Он стряхнул с пальцев крошки и взял с тарелки очередной кусок хлеба.
— Кхм. Да. Наш советский суд уже приговорил его к смерти. Постановление окончательное и обжалованию не подлежит. Поэтому мы с Саней раздобыли его кровь. Она пригодна к использованию до тех пор, пока этому преступнику не пустили пулю в голову. Рассчитываю, что распоряжусь платком с пользой. Как только найду второго такого же кандидата.
Юрий Григорьевич отсалютовал мне бутербродом.
— Пока не знаю, чью жизнь спасёт смерть этого преступника, — признался он. — Решу это, когда обзаведусь вторым платком. Уверен… кхм… что без проблем найду кандидата в спасённые. Как я тебе уже говорил: таких у меня в больнице всегда много. Вот только не все нынешние кандидаты доживут до появления второго платка. Когда я его найду? Кто знает?
Юрий Григорьевич пожал плечами.
— Дед, ты хочешь, чтобы я его нашёл? Кандидата в смертники?

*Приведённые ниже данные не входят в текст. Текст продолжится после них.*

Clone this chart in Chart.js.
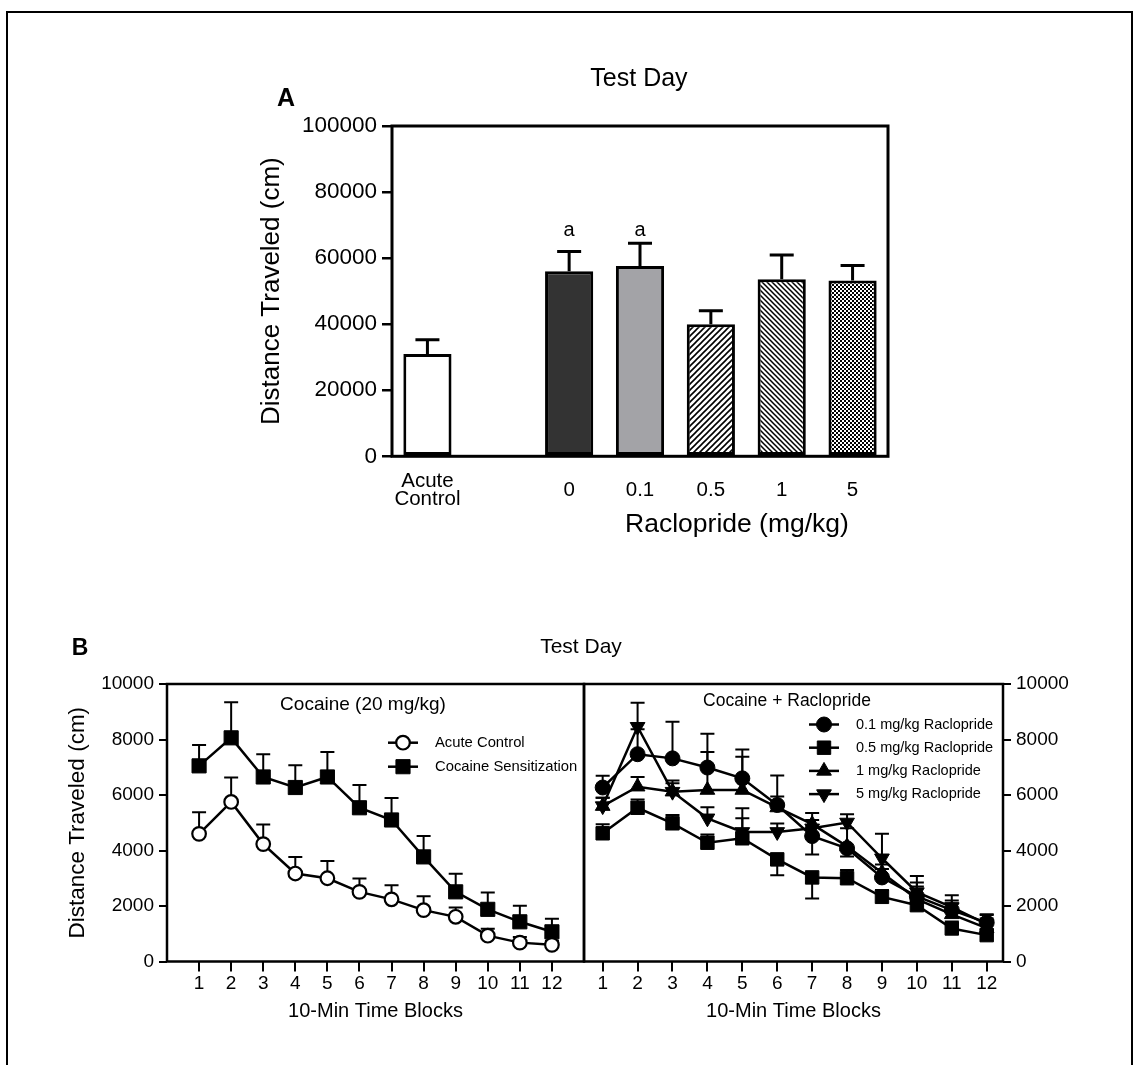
<!DOCTYPE html>
<html><head><meta charset="utf-8">
<script src="https://cdn.jsdelivr.net/npm/chart.js@4"></script>
<style>
html,body{margin:0;padding:0;background:#fff;width:1135px;height:1065px;overflow:hidden;position:relative;font-family:"Liberation Sans",Arial,Helvetica,sans-serif;}
.frame{position:absolute;left:6px;top:11px;width:1127px;height:1200px;box-sizing:border-box;border:2px solid #000;}
canvas{position:absolute;}
.t{position:absolute;transform:translate(-50%,-50%);white-space:nowrap;color:#000;line-height:1;}
</style></head><body>
<div class="frame"></div>
<canvas id="cA" width="1135" height="560" style="left:0;top:0"></canvas>
<canvas id="cBL" width="600" height="465" style="left:0;top:600px"></canvas>
<canvas id="cBR" width="575" height="465" style="left:560px;top:600px"></canvas>
<div class="t" style="left:639px;top:77px;font-size:25px">Test Day</div>
<div class="t" style="left:286px;top:97px;font-size:25px;font-weight:bold">A</div>
<div class="t" style="left:737px;top:523px;font-size:26.5px">Raclopride (mg/kg)</div>
<div class="t" style="left:80px;top:647px;font-size:23px;font-weight:bold">B</div>
<div class="t" style="left:581px;top:645px;font-size:21px">Test Day</div>
<div class="t" style="left:363px;top:703px;font-size:19px">Cocaine (20 mg/kg)</div>
<div class="t" style="left:787px;top:701px;font-size:17.5px">Cocaine + Raclopride</div>
<script>
// ---------- Panel A data ----------
const barLabels = [['Acute', 'Control'], '', '0', '0.1', '0.5', '1', '5'];
const barValues = [31000, null, 56000, 57600, 40000, 53600, 53200];
const barErrors = [4250, null, 6000, 6900, 4050, 7350, 4550];
const barSig = ['', '', 'a', 'a', '', '', ''];
const sigLevel = 68500;
const yTicksA = [0, 20000, 40000, 60000, 80000, 100000];

// ---------- Panel B data ----------
const timeBlocks = [1, 2, 3, 4, 5, 6, 7, 8, 9, 10, 11, 12];
const yTicksB = [0, 2000, 4000, 6000, 8000, 10000];
const acuteControl = [4600, 5750, 4230, 3170, 3000, 2510, 2240, 1850, 1610, 930, 680, 600];
const acuteControlErr = [780, 880, 710, 600, 620, 480, 510, 500, 340, 250, 200, 150];
const cocaineSens = [7050, 8060, 6650, 6270, 6650, 5540, 5100, 3770, 2510, 1880, 1430, 1070];
const cocaineSensErr = [750, 1280, 820, 800, 900, 820, 790, 750, 650, 610, 580, 470];
// signed errors: negative = bar drawn below the mean
const raclo01 = [6270, 7470, 7320, 6990, 6600, 5640, 4520, 4080, 3030, 2350, 1850, 1400];
const raclo01Err = [420, 900, 1320, 1220, 1040, 1060, -660, -300, 300, 500, 350, 300];
const raclo05 = [4620, 5540, 4980, 4280, 4440, 3680, 3030, 3000, 2330, 2030, 1190, 950];
const raclo05Err = [330, 300, 300, 300, 720, -570, -760, 300, 250, 300, 250, 200];
const raclo1 = [5600, 6300, 6120, 6180, 6180, 5550, 4950, 4150, 3200, 2250, 1700, 1200];
const raclo1Err = [300, 350, 400, 1370, 1200, 400, 400, 650, 300, 450, 400, 350];
const raclo5 = [5600, 8460, 6120, 5160, 4670, 4670, 4800, 5010, 3720, 2500, 1960, 1350];
const raclo5Err = [300, 860, 300, 400, 850, 300, 300, 300, 880, 580, 430, 330];

const FONT = "'Liberation Sans', Arial, Helvetica, sans-serif";
Chart.defaults.font.family = FONT;
Chart.defaults.color = '#000';
Chart.defaults.animation = false;

// ---------- fill patterns ----------
function hatch(dir, step, lw) {
  const c = document.createElement('canvas'); c.width = step; c.height = step;
  const g = c.getContext('2d');
  g.fillStyle = '#fff'; g.fillRect(0, 0, step, step);
  g.strokeStyle = '#000'; g.lineWidth = lw; g.beginPath();
  if (dir > 0) {
    g.moveTo(-1, step + 1); g.lineTo(step + 1, -1);
    g.moveTo(-2, 2); g.lineTo(2, -2);
    g.moveTo(step - 2, step + 2); g.lineTo(step + 2, step - 2);
  } else {
    g.moveTo(-1, -1); g.lineTo(step + 1, step + 1);
    g.moveTo(step - 2, -2); g.lineTo(step + 2, 2);
    g.moveTo(-2, step - 2); g.lineTo(2, step + 2);
  }
  g.stroke();
  return document.getElementById('cA').getContext('2d').createPattern(c, 'repeat');
}
function checker(cell) {
  const c = document.createElement('canvas'); c.width = cell * 2; c.height = cell * 2;
  const g = c.getContext('2d');
  g.fillStyle = '#fff'; g.fillRect(0, 0, cell * 2, cell * 2);
  g.fillStyle = '#000'; g.fillRect(0, 0, cell, cell); g.fillRect(cell, cell, cell, cell);
  return document.getElementById('cA').getContext('2d').createPattern(c, 'repeat');
}

// ---------- plugins ----------
const boxPlugin = {
  id: 'box',
  afterDatasetsDraw(chart, args, o) {
    const a = chart.chartArea, ctx = chart.ctx;
    ctx.save(); ctx.strokeStyle = '#000'; ctx.lineWidth = o.width || 2.5;
    ctx.strokeRect(a.left, a.top, a.right - a.left, a.bottom - a.top);
    ctx.restore();
  }
};
const errorBarPlugin = {
  id: 'errorBars',
  beforeDatasetsDraw(chart, args, o) {
    const ctx = chart.ctx;
    chart.data.datasets.forEach((ds, i) => {
      if (!ds.errors) return;
      const meta = chart.getDatasetMeta(i);
      const ys = chart.scales[meta.yAxisID];
      ctx.save(); ctx.strokeStyle = '#000'; ctx.lineWidth = o.lineWidth;
      meta.data.forEach((el, j) => {
        const e = ds.errors[j];
        if (!e) return;
        const raw = ds.data[j];
        const v = (raw && typeof raw === 'object') ? raw.y : raw;
        if (v == null) return;
        const x = el.x, y0 = ys.getPixelForValue(v), y1 = ys.getPixelForValue(v + e);
        ctx.beginPath();
        ctx.moveTo(x, y0); ctx.lineTo(x, y1);
        ctx.moveTo(x - o.cap, y1); ctx.lineTo(x + o.cap, y1);
        ctx.stroke();
      });
      ctx.restore();
    });
  }
};
const sigPlugin = {
  id: 'sig',
  afterDatasetsDraw(chart, args, o) {
    const ctx = chart.ctx, ds = chart.data.datasets[0];
    const meta = chart.getDatasetMeta(0), ys = chart.scales.y;
    ctx.save(); ctx.fillStyle = '#000'; ctx.font = o.font;
    ctx.textAlign = 'center'; ctx.textBaseline = 'middle';
    meta.data.forEach((el, j) => {
      if (ds.sig[j]) ctx.fillText(ds.sig[j], el.x, ys.getPixelForValue(o.level));
    });
    ctx.restore();
  }
};
function drawMarker(ctx, style, r, rot, x, y) {
  ctx.beginPath();
  if (style === 'circle') {
    ctx.arc(x, y, r, 0, Math.PI * 2);
  } else if (style === 'rect') {
    const s = Math.SQRT1_2 * r; ctx.rect(x - s, y - s, 2 * s, 2 * s);
  } else if (style === 'triangle') {
    let a = (rot || 0) * Math.PI / 180;
    ctx.moveTo(x + Math.sin(a) * r, y - Math.cos(a) * r);
    a += 2 * Math.PI / 3; ctx.lineTo(x + Math.sin(a) * r, y - Math.cos(a) * r);
    a += 2 * Math.PI / 3; ctx.lineTo(x + Math.sin(a) * r, y - Math.cos(a) * r);
    ctx.closePath();
  }
  ctx.fill(); ctx.stroke();
}
const insideLegend = {
  id: 'insideLegend',
  afterDraw(chart, args, o) {
    const ctx = chart.ctx;
    chart.data.datasets.forEach((ds, i) => {
      const y = o.y + i * o.gap;
      ctx.save();
      ctx.strokeStyle = ds.borderColor; ctx.lineWidth = ds.borderWidth;
      ctx.beginPath(); ctx.moveTo(o.x - o.half, y); ctx.lineTo(o.x + o.half, y); ctx.stroke();
      ctx.fillStyle = ds.pointBackgroundColor; ctx.strokeStyle = ds.pointBorderColor;
      ctx.lineWidth = ds.pointBorderWidth;
      drawMarker(ctx, ds.pointStyle, ds.pointRadius, ds.pointRotation, o.x, y);
      ctx.fillStyle = '#000'; ctx.font = o.font; ctx.textAlign = 'left'; ctx.textBaseline = 'middle';
      ctx.fillText(ds.label, o.textX, y);
      ctx.restore();
    });
  }
};

// ---------- Panel A ----------
new Chart(document.getElementById('cA'), {
  type: 'bar',
  data: {
    labels: barLabels,
    datasets: [{
      data: barValues,
      errors: barErrors,
      sig: barSig,
      backgroundColor: ['#ffffff', '#ffffff', '#333333', '#a3a3a7', hatch(1, 6, 1.6), hatch(-1, 5, 1.5), checker(2)],
      borderColor: '#000', borderWidth: 3, borderSkipped: false,
      barPercentage: 0.68, categoryPercentage: 1.0
    }]
  },
  options: {
    responsive: false, animation: false,
    layout: { padding: { left: 252, right: 247, top: 126, bottom: 3.7 } },
    plugins: {
      legend: { display: false }, tooltip: { enabled: false },
      errorBars: { lineWidth: 3, cap: 12 },
      sig: { level: sigLevel, font: "20px " + FONT },
      box: { width: 3 }
    },
    scales: {
      x: {
        offset: true,
        grid: { display: false }, border: { display: false },
        ticks: { color: '#000', font: { size: 20.5, lineHeight: 0.88 }, padding: 17, crossAlign: 'center', maxRotation: 0, autoSkip: false },
        afterFit(s) { s.height = 100; }
      },
      y: {
        min: 0, max: 100000,
        afterBuildTicks(s) { s.ticks = yTicksA.map(v => ({ value: v })); },
        ticks: { color: '#000', font: { size: 22.5 }, padding: 5, callback: v => String(v) },
        grid: { drawOnChartArea: false, tickLength: 10, lineWidth: 2.5, color: '#000' },
        border: { display: false },
        title: { display: true, text: 'Distance Traveled (cm)', color: '#000', font: { size: 26 }, padding: { top: 4, bottom: 4 } },
        afterFit(s) { s.width = 140; }
      }
    }
  },
  plugins: [errorBarPlugin, sigPlugin, boxPlugin]
});

// ---------- Panel B helpers ----------
function pts(vals) { return timeBlocks.map((t, i) => ({ x: t, y: vals[i] })); }
function lineDs(label, vals, errs, style, r, fill, bw, rot) {
  return {
    label, data: pts(vals), errors: errs,
    borderColor: '#000', borderWidth: 2.5, tension: 0, fill: false,
    pointStyle: style, pointRadius: r, pointHoverRadius: r, pointRotation: rot || 0,
    pointBackgroundColor: fill, pointBorderColor: '#000', pointBorderWidth: bw, clip: false
  };
}
function xScale(min, max) {
  return {
    type: 'linear', min, max,
    afterBuildTicks(s) { s.ticks = timeBlocks.map(v => ({ value: v })); },
    ticks: { color: '#000', font: { size: 19 }, padding: 1, maxRotation: 0, autoSkip: false, callback: v => String(v) },
    grid: { drawOnChartArea: false, tickLength: 10, lineWidth: 2, color: '#000' },
    border: { display: false },
    title: { display: true, text: '10-Min Time Blocks', color: '#000', font: { size: 20 }, padding: { top: 0, bottom: 4 } },
    afterFit(s) { s.height = 66; }
  };
}
function yScale(pos, width, withTitle) {
  return {
    position: pos, min: 0, max: 10000,
    afterBuildTicks(s) { s.ticks = yTicksB.map(v => ({ value: v })); },
    ticks: { color: '#000', font: { size: 19 }, padding: 5, callback: v => String(v) },
    grid: { drawOnChartArea: false, tickLength: 8, lineWidth: 2, color: '#000' },
    border: { display: false },
    title: { display: withTitle, text: 'Distance Traveled (cm)', color: '#000', font: { size: 22.5 }, padding: { top: 4, bottom: 4 } },
    afterFit(s) { s.width = width; }
  };
}

// ---------- Panel B left ----------
new Chart(document.getElementById('cBL'), {
  type: 'line',
  data: {
    datasets: [
      lineDs('Acute Control', acuteControl, acuteControlErr, 'circle', 6.8, '#ffffff', 2.2),
      lineDs('Cocaine Sensitization', cocaineSens, cocaineSensErr, 'rect', 10, '#000000', 1)
    ]
  },
  options: {
    responsive: false, animation: false,
    layout: { padding: { left: 60, right: 16, top: 84, bottom: 37.5 } },
    plugins: {
      legend: { display: false }, tooltip: { enabled: false },
      errorBars: { lineWidth: 2, cap: 7 },
      box: { width: 2.5 },
      insideLegend: { x: 403, y: 142.7, gap: 24, half: 15, textX: 435, font: "14.8px " + FONT }
    },
    scales: { x: xScale(0, 13), y: yScale('left', 107, true) }
  },
  plugins: [errorBarPlugin, boxPlugin, insideLegend]
});

// ---------- Panel B right ----------
new Chart(document.getElementById('cBR'), {
  type: 'line',
  data: {
    datasets: [
      lineDs('0.1 mg/kg Raclopride', raclo01, raclo01Err, 'circle', 7.5, '#000000', 1),
      lineDs('0.5 mg/kg Raclopride', raclo05, raclo05Err, 'rect', 9.5, '#000000', 1),
      lineDs('1 mg/kg Raclopride', raclo1, raclo1Err, 'triangle', 8.5, '#000000', 1),
      lineDs('5 mg/kg Raclopride', raclo5, raclo5Err, 'triangle', 8.5, '#000000', 1, 180)
    ]
  },
  options: {
    responsive: false, animation: false,
    layout: { padding: { left: 24, right: 0, top: 84, bottom: 37.5 } },
    plugins: {
      legend: { display: false }, tooltip: { enabled: false },
      errorBars: { lineWidth: 2, cap: 7 },
      box: { width: 2.5 },
      insideLegend: { x: 264, y: 124.5, gap: 23.2, half: 15, textX: 296, font: "14.5px " + FONT }
    },
    scales: { x: xScale(0.465, 12.467), y: yScale('right', 132, false) }
  },
  plugins: [errorBarPlugin, boxPlugin, insideLegend]
});
</script>
</body></html>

— Кхм. Двоих кандидатов. Для спасения Лебедевой нужно убить двоих. Мне интересно, какое решение ты примешь. Я хочу, Сергей, чтобы ты понял всю ответственность, которая ляжет на тебя после обучения этой новой способности. Чтобы ты понял: она не только спасает жизни, но и отнимает их. Кто умрёт ради жизни твоей Алёны? Есть мысли на этот счёт?

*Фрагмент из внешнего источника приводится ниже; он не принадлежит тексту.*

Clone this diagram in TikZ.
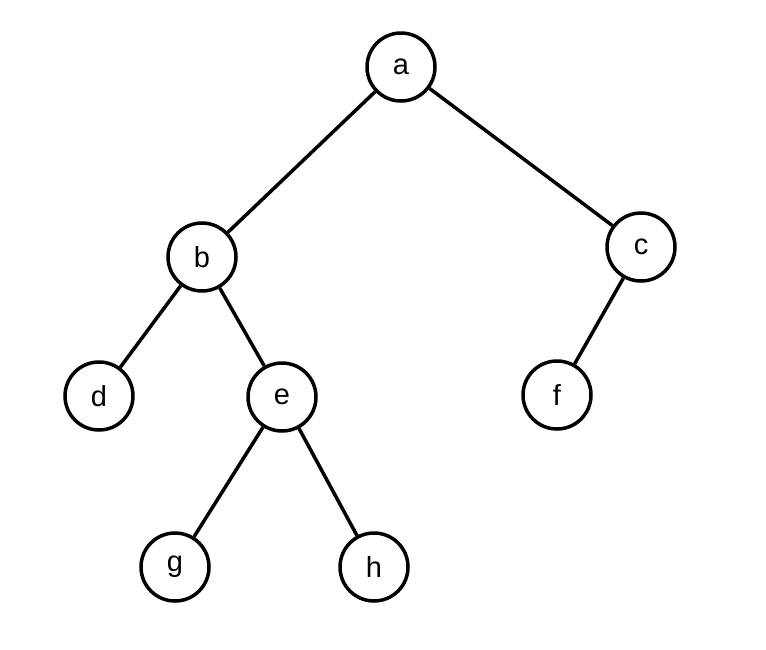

Юрий Григорьевич сделал глоток кофе и сказал:
— Надеюсь, Сергей, теперь ты понял, почему я храню свою способность втайне от других. Представь, что о ней узнают… не те люди. Я говорю о тех, кто свои проблемы ставит выше чужих жизней. Или о тех, кто оправдывает свою жестокость нуждами страны. Представь тот конвейер из смертей, среди которого пройдёт остаток моей жизни. Или твоей жизни.

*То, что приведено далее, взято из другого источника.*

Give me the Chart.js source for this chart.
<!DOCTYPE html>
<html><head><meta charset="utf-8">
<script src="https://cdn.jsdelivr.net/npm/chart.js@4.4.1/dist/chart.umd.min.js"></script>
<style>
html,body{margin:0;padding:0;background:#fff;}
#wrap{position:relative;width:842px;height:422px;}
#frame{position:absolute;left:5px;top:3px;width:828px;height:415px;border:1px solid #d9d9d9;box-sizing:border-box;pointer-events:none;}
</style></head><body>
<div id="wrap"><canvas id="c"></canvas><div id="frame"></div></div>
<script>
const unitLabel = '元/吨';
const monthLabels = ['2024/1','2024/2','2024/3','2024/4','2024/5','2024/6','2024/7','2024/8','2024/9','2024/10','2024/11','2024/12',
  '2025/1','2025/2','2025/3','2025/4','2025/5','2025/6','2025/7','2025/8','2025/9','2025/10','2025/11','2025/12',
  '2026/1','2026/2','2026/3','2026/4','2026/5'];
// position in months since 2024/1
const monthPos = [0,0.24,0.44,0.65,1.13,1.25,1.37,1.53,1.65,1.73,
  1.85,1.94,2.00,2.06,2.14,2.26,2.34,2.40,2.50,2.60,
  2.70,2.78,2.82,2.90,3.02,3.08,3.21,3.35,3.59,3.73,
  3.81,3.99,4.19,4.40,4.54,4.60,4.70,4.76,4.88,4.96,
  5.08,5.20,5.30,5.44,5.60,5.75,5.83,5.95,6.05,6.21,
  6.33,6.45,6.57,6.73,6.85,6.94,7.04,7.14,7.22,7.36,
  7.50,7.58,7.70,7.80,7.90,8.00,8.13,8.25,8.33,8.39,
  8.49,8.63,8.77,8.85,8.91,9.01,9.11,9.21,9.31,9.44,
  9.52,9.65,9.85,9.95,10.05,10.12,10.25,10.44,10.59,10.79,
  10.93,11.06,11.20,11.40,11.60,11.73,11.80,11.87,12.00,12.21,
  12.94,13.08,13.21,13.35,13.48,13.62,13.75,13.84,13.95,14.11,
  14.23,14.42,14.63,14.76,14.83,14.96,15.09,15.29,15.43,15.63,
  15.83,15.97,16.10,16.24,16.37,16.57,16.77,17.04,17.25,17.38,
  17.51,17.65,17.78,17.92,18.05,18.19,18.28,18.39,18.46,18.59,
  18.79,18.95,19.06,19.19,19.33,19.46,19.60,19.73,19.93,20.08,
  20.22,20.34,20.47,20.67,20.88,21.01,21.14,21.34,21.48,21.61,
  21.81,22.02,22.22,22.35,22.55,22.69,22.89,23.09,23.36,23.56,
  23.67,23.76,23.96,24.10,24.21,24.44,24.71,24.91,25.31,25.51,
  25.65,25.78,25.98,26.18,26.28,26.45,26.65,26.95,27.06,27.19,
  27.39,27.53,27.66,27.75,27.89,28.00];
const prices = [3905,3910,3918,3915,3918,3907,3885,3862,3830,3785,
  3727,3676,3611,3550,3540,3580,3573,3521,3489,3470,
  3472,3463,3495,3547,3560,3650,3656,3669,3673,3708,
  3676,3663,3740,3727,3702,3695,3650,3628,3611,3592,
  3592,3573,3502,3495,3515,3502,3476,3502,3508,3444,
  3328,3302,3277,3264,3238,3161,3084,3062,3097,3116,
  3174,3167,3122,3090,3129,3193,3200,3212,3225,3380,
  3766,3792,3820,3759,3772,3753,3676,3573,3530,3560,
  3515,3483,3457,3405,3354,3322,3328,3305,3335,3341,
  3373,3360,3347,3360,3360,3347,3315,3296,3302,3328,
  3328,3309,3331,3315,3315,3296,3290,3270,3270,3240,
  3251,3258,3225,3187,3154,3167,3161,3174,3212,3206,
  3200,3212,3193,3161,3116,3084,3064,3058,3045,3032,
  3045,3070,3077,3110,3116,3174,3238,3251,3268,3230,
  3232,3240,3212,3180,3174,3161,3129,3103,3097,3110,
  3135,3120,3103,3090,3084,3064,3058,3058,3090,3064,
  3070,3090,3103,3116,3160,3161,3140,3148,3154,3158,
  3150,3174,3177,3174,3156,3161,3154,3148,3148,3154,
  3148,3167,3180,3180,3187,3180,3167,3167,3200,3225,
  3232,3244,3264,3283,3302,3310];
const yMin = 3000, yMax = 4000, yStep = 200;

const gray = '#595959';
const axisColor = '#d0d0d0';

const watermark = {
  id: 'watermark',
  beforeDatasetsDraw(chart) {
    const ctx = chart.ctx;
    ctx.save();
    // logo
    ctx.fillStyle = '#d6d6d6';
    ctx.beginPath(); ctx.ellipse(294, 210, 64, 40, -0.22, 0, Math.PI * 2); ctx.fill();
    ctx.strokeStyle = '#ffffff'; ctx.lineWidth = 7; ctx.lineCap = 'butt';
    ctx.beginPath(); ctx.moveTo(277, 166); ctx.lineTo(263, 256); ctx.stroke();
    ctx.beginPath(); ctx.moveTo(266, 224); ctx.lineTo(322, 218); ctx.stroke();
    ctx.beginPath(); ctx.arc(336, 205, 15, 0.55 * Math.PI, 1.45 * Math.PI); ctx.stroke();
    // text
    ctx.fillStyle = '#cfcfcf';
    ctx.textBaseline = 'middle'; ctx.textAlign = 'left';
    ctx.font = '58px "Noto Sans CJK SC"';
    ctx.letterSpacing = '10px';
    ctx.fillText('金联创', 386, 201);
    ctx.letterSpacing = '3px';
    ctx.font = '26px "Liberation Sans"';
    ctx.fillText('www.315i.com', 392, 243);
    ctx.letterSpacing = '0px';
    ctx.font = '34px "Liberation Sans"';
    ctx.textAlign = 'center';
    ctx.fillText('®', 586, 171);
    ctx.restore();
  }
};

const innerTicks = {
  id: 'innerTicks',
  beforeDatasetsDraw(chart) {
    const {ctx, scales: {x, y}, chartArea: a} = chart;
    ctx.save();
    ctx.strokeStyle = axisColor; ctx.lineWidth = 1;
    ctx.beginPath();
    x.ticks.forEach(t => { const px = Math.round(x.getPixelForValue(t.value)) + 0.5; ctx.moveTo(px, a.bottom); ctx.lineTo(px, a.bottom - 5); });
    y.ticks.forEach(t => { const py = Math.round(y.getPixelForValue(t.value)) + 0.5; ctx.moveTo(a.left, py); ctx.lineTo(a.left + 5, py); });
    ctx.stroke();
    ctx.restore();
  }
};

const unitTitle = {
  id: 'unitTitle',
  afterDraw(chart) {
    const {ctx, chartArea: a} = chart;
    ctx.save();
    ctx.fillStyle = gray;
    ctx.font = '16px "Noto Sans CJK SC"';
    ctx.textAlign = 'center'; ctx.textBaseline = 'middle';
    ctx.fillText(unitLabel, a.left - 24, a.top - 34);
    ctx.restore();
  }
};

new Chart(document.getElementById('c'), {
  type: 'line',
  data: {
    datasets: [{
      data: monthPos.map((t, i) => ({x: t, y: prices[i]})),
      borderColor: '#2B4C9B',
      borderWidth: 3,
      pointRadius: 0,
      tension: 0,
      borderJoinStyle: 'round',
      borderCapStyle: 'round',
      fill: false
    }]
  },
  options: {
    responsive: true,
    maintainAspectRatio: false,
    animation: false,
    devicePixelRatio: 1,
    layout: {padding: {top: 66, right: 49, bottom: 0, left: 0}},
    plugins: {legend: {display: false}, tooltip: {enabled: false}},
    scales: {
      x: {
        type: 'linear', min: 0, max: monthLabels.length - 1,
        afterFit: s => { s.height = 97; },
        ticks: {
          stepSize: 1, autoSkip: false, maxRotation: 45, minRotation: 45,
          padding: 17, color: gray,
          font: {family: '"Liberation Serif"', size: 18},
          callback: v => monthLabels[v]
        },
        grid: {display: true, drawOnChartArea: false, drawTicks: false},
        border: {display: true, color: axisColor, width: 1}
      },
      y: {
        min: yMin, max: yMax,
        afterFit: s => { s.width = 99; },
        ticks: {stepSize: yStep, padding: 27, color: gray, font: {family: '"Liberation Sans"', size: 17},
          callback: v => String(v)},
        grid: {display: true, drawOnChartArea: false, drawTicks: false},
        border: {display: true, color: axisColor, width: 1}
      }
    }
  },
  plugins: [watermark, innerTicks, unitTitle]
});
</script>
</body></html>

Мой прадед пристально посмотрел мне в глаза.
— Кхм. Ты хочешь так жить, Сергей? Я не захотел.
Сан Саныч создал очередной бутерброд, положил его перед собой на тарелку.
— Красавчик, а вот я с Григорьичем не согласен, — заявил он. — Давно ему говорю: жалость и совестливость — для слабаков и святош. Лес рубят, щепки летят. Мы взрослые люди. Все эти сказки о ценности чужой жизни пусть слушают дети. Вот я бы ради жизни Григорьича сточил полшприца крови с первого встречного. А что такого? Кто потом докажет убийство?
Александров ухмыльнулся и развёл руками.
При этом он не спускал с меня глаз.
— Вот согласись, Красавчик, — сказал Сан Саныч. — Ведь все же умрут. Рано или поздно. Не наша в том вина. Вот если бы не Григорьич, а я выбирал, кто умрёт раньше, а кто позже… Я бы так развернулся! Только подумай: наши родственники и друзья никогда бы не болели и жили до глубокой старости. Какое нам вообще дело до незнакомых людей?
Александров вскинул руки.
— Ты только прикинь, Красавчик. Никто ведь не повесил бы на меня убийство. Ну, умерли бы пару стариканов с соседней улицы. Такое бывает. Жизнь она такая… иногда обрывается внезапно и без видимой причины. Да и чем не причина: старость? Зато я вылечил бы Григорьичу сердце, Варя не страдала бы от артрита. Вот скажи, Красавчик, есть у тебя болячки?
Сан Саныч легонько стукнул меня по плечу кулаком и по-дружески улыбнулся.
— Тебя бы я тоже подлечил, — заверил он. — В два счёта!
Александров вскинул руки.
— Кхм.
Мой прадед сделал глоток кофе, взглянул на меня поверх чашки.
Я тоже посмотрел на Юрия Григорьевича. Наши взгляды встретились.
— Так что мне нужно сделать, дед? — спросил я. — Найти двух смертников? Я правильно тебя понял?
Юрий Григорьевич кивнул.
— Всё верно. Кхм. Именно так, Сергей.
Сан Саныч снова прикоснулся к моей руке.
— Взгляни на это под другим углом, Красавчик, — сказал он. — Ты сделаешь это ради благой цели. Ведь ты спасёшь Елену Лебедеву! Разве это не благородная цель? Помнишь, что я говорил? Лес рубят, щепки летят. Думай о деле, Красавчик. Не переживай о щепках. Я с самого начала говорил, что Григорьич слишком боязливый и осторожный. Как дитя, честное слово!